### WORK TO COMPLETE
From the entries below, reproduce exactly the lines from the one with "Convert this chart to Chart.js code." through the one with "0.339, 0.369, 0.390];", both included, without images.

### INPUT MATERIAL
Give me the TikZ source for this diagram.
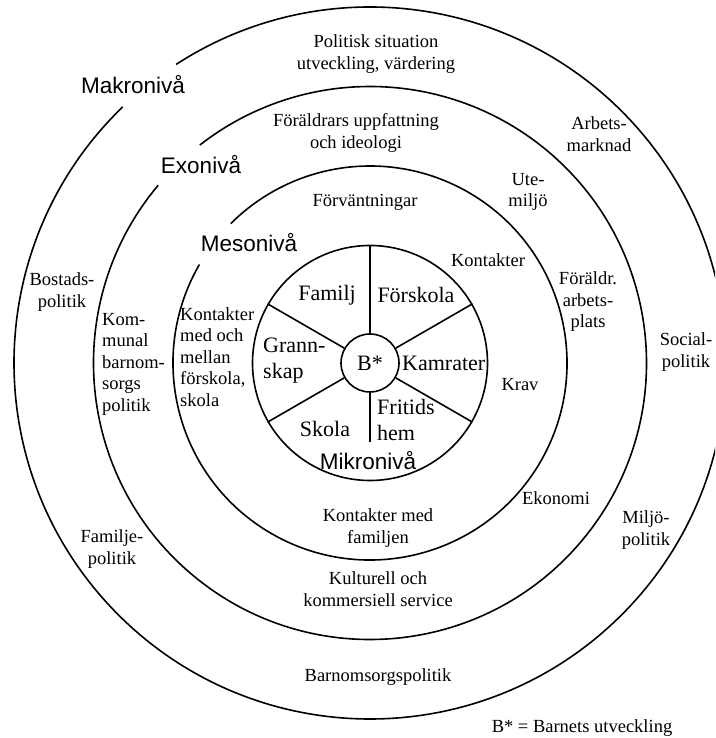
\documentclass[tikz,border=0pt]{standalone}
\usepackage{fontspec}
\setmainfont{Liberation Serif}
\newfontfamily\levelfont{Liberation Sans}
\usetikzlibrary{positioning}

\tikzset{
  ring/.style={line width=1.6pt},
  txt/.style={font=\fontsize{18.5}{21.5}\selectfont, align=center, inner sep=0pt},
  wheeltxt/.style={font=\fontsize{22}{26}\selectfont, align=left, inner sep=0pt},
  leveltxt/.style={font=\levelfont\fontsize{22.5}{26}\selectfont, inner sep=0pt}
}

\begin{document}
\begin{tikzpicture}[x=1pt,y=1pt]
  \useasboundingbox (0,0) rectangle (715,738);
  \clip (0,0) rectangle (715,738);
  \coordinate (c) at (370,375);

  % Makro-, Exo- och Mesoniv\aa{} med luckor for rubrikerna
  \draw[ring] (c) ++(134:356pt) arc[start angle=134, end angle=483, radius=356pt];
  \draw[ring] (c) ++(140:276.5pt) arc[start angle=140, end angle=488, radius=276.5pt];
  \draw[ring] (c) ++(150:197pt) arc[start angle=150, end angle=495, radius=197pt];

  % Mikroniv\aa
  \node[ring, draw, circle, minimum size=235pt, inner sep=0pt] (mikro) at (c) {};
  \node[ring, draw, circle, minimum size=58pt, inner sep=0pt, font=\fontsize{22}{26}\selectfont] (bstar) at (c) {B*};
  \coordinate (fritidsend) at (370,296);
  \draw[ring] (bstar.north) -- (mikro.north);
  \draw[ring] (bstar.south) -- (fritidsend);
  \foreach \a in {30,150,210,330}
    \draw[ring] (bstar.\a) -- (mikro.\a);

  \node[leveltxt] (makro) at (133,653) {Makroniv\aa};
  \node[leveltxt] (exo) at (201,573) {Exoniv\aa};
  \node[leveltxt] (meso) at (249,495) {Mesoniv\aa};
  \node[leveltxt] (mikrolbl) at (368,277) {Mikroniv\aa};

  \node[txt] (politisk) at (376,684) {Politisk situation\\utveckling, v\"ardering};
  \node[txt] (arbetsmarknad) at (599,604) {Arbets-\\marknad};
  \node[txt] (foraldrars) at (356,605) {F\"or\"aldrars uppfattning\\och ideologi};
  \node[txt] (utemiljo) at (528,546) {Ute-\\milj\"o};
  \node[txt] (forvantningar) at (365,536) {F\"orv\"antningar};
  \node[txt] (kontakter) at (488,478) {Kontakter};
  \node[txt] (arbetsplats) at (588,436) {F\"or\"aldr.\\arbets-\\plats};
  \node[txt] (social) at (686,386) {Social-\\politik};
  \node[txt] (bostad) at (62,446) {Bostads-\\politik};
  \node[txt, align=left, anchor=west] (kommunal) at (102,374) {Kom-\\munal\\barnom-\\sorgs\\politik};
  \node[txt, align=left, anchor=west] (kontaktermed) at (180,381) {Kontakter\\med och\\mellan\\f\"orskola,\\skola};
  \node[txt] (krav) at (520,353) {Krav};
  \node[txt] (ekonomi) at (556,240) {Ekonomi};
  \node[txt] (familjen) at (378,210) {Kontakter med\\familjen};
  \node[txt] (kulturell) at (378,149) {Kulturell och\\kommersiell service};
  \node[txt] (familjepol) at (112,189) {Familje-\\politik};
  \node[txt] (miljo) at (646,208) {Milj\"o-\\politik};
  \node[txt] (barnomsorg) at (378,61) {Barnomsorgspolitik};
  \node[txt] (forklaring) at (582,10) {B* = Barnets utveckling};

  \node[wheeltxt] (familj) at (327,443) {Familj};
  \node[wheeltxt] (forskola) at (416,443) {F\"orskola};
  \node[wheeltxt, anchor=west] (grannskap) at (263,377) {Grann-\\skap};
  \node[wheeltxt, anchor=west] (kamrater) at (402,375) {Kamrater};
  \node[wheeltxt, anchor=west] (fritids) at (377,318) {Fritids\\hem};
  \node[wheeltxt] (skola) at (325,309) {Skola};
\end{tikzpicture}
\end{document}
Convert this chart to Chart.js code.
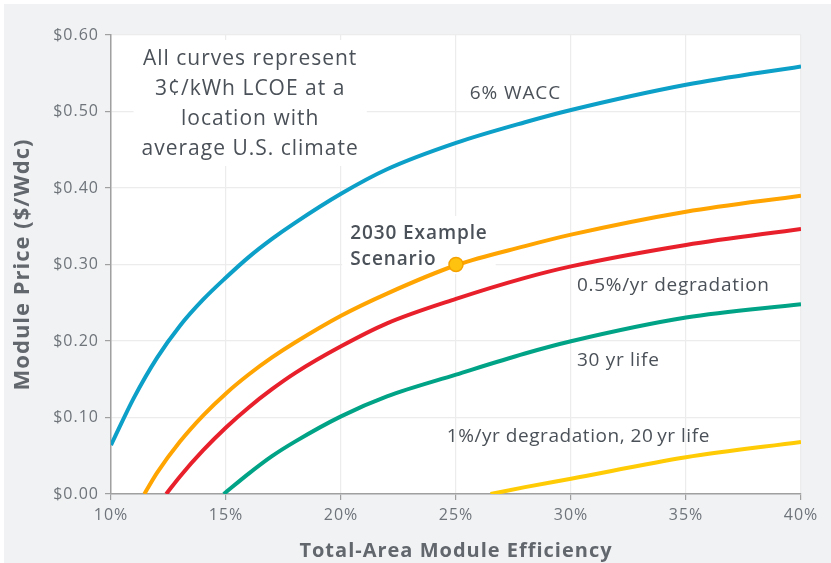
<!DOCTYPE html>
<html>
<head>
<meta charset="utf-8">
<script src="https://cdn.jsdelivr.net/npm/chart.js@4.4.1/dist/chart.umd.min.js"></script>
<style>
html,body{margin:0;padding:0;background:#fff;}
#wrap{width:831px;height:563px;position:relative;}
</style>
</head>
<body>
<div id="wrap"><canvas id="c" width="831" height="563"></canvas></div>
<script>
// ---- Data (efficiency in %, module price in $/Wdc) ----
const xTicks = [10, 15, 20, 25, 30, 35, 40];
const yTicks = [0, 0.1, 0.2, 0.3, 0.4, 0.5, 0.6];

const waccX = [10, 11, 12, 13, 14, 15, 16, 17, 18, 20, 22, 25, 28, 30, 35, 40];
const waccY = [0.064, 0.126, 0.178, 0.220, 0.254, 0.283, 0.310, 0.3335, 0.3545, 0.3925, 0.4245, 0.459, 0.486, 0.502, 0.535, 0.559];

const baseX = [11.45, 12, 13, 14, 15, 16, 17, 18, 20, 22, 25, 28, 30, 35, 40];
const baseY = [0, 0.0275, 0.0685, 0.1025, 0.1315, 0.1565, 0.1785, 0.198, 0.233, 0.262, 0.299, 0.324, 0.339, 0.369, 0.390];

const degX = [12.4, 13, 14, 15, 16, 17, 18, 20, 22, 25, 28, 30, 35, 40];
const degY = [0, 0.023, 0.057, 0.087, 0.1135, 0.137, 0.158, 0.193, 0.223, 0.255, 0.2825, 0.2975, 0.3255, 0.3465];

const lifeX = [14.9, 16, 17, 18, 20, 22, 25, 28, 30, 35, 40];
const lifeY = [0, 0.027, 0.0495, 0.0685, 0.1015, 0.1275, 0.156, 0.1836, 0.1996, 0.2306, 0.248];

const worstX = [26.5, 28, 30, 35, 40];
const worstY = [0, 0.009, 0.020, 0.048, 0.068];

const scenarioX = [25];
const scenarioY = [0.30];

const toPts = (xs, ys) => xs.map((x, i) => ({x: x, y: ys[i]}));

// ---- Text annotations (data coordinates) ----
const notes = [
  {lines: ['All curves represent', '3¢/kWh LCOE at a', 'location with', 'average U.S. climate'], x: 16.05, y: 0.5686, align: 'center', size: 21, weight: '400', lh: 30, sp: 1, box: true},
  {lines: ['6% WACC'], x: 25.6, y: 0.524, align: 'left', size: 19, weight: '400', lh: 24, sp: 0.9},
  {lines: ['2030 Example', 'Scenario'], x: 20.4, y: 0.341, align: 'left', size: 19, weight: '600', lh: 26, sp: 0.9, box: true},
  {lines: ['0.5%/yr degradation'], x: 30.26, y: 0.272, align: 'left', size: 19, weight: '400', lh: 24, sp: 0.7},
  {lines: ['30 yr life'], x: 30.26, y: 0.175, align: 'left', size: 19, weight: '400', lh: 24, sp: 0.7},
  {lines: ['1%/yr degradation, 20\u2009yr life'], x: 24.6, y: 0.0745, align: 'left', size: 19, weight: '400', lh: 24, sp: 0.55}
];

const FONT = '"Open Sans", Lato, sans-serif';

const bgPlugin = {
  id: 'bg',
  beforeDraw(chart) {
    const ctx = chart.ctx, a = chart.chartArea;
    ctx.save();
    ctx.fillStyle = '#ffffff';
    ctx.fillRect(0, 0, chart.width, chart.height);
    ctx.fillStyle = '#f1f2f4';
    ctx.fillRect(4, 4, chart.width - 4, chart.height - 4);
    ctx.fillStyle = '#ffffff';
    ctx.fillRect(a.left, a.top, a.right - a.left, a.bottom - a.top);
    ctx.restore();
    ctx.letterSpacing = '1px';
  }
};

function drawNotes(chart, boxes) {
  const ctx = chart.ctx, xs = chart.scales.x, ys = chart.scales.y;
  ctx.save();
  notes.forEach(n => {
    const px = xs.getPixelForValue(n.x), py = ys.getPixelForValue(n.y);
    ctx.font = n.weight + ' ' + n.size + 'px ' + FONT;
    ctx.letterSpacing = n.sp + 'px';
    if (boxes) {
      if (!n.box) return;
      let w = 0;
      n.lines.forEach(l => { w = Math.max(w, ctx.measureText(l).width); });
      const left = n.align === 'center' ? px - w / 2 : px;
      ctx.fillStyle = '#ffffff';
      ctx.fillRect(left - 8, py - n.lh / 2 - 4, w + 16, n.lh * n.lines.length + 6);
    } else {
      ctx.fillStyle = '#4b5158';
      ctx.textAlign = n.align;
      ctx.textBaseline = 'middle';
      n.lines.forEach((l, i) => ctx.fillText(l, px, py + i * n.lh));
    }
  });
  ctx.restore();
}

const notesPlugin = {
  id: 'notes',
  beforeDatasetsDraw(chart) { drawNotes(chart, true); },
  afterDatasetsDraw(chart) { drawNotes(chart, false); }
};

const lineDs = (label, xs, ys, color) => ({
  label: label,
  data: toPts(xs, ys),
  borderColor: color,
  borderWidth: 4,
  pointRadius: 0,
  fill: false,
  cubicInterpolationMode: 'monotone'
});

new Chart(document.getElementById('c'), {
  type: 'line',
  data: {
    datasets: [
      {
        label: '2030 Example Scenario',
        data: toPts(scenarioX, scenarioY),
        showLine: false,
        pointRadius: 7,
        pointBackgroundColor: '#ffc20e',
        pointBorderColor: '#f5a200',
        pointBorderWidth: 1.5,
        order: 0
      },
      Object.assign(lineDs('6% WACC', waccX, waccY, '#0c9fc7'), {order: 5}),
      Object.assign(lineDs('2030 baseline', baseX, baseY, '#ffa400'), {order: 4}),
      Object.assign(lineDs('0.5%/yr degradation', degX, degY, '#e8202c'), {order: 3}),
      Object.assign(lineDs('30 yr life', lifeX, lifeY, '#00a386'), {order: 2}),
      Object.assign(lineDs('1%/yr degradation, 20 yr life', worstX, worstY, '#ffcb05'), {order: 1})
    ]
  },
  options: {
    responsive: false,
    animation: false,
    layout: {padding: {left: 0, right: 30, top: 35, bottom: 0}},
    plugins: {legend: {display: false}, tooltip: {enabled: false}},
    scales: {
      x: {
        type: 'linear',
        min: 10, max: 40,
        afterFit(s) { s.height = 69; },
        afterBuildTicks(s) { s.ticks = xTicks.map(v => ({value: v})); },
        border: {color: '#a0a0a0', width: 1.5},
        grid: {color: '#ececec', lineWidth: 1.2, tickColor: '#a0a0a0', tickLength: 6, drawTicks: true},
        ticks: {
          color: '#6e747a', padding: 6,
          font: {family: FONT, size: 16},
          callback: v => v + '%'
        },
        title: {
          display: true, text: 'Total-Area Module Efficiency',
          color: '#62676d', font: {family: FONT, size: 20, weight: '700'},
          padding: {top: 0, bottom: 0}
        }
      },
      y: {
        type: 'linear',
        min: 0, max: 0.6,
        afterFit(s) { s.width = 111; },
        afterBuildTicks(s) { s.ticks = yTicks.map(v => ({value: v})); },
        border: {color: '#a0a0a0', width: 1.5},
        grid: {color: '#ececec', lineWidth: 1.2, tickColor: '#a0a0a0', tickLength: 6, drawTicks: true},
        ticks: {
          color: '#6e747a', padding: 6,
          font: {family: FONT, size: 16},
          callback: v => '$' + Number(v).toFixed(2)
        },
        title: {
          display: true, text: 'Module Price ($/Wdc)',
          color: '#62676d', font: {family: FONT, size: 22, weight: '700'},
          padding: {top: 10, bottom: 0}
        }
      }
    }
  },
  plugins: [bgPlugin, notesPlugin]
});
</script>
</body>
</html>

### TASK ANSWER
Convert this chart to Chart.js code.
<!DOCTYPE html>
<html>
<head>
<meta charset="utf-8">
<script src="https://cdn.jsdelivr.net/npm/chart.js@4.4.1/dist/chart.umd.min.js"></script>
<style>
html,body{margin:0;padding:0;background:#fff;}
#wrap{width:831px;height:563px;position:relative;}
</style>
</head>
<body>
<div id="wrap"><canvas id="c" width="831" height="563"></canvas></div>
<script>
// ---- Data (efficiency in %, module price in $/Wdc) ----
const xTicks = [10, 15, 20, 25, 30, 35, 40];
const yTicks = [0, 0.1, 0.2, 0.3, 0.4, 0.5, 0.6];

const waccX = [10, 11, 12, 13, 14, 15, 16, 17, 18, 20, 22, 25, 28, 30, 35, 40];
const waccY = [0.064, 0.126, 0.178, 0.220, 0.254, 0.283, 0.310, 0.3335, 0.3545, 0.3925, 0.4245, 0.459, 0.486, 0.502, 0.535, 0.559];

const baseX = [11.45, 12, 13, 14, 15, 16, 17, 18, 20, 22, 25, 28, 30, 35, 40];
const baseY = [0, 0.0275, 0.0685, 0.1025, 0.1315, 0.1565, 0.1785, 0.198, 0.233, 0.262, 0.299, 0.324, 0.339, 0.369, 0.390];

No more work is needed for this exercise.